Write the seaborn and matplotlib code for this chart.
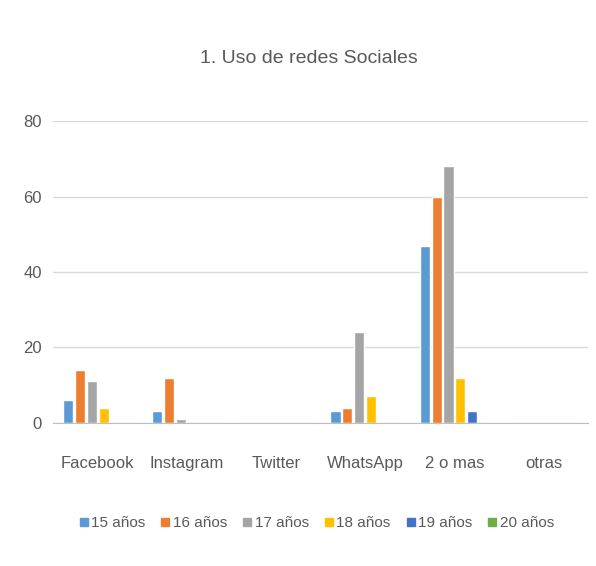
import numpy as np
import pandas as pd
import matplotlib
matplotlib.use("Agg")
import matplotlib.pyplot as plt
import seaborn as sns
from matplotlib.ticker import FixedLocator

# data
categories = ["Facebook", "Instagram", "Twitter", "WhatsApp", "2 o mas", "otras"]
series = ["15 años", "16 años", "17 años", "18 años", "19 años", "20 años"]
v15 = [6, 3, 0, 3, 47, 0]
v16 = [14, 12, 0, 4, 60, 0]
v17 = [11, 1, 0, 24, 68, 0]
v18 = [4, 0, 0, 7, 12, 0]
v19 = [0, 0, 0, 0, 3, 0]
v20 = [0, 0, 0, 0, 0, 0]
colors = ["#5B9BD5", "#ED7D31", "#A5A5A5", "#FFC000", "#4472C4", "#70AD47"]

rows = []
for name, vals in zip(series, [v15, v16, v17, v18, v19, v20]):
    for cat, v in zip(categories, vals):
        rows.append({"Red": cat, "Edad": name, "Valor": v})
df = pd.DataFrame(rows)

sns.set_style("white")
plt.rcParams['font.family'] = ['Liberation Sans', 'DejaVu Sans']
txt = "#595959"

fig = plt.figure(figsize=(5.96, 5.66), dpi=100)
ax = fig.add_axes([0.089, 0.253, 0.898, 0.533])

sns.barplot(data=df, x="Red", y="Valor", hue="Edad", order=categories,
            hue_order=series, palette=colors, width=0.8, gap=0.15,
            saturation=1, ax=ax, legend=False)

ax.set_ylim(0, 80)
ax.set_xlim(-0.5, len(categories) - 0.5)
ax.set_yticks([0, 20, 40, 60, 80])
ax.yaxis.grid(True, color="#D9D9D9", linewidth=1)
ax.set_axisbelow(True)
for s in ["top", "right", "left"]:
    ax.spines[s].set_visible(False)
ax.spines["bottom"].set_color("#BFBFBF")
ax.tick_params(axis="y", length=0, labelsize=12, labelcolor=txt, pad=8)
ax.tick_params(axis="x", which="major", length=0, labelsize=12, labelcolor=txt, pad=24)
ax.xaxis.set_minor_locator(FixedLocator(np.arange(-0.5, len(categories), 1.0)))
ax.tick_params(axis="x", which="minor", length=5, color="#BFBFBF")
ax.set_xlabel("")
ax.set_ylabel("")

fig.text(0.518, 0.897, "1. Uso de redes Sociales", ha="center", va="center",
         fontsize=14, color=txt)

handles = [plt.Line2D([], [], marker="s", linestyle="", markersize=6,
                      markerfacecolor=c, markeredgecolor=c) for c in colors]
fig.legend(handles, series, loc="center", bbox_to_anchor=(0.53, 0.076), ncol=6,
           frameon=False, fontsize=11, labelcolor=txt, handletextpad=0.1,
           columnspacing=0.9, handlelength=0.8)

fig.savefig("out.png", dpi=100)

---

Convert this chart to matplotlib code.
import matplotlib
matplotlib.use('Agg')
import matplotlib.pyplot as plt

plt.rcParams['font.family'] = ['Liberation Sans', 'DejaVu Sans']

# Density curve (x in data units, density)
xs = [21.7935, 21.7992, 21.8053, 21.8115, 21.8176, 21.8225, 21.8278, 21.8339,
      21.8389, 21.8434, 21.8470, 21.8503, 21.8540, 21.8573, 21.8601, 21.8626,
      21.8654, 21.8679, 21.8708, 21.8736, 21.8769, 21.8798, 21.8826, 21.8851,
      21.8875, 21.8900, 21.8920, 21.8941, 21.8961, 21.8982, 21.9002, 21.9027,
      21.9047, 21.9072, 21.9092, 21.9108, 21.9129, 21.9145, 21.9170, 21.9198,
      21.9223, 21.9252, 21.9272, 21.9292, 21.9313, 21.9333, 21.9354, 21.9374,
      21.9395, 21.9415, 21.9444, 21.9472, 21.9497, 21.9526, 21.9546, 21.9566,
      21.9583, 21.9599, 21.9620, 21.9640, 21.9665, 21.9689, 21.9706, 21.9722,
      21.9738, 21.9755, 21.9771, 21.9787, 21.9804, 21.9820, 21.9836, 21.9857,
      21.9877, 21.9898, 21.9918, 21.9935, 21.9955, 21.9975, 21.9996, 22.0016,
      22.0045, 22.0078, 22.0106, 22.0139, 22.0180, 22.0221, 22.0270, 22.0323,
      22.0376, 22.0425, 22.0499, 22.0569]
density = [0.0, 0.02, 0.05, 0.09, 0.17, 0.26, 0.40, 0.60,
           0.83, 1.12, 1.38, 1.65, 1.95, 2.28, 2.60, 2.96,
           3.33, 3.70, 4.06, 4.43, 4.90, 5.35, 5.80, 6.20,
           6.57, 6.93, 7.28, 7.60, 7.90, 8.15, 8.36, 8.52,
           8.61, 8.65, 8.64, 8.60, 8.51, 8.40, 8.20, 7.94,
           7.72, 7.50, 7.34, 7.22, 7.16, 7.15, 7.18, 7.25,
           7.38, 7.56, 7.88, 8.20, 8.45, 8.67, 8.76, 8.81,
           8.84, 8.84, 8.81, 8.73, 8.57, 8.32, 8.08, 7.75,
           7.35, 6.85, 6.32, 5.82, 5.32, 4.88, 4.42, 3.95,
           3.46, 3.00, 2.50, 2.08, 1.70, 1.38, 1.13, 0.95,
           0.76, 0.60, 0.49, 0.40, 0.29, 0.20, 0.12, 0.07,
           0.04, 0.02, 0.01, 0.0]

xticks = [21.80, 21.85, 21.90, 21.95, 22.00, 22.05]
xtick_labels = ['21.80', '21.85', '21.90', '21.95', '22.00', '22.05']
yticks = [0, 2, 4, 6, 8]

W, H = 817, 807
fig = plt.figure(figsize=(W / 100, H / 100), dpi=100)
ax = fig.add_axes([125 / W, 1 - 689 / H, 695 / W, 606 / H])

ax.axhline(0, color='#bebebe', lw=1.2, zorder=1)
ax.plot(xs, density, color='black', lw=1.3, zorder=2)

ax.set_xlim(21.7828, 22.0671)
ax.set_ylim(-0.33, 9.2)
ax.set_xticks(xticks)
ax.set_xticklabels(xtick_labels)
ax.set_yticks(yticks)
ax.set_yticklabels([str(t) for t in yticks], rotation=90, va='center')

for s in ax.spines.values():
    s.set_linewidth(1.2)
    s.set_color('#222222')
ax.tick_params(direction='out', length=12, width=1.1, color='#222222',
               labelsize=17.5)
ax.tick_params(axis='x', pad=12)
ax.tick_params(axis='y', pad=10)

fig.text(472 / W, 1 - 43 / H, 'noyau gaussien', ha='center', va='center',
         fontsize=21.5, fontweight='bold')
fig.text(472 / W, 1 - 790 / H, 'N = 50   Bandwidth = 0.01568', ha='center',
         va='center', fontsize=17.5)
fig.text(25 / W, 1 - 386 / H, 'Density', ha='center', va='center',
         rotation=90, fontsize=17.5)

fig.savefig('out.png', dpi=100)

Task objective: Filter the records down to the lines that contain the string "this", and copy those lines.

Solution to the problem:
Write the seaborn and matplotlib code for this chart.
Convert this chart to matplotlib code.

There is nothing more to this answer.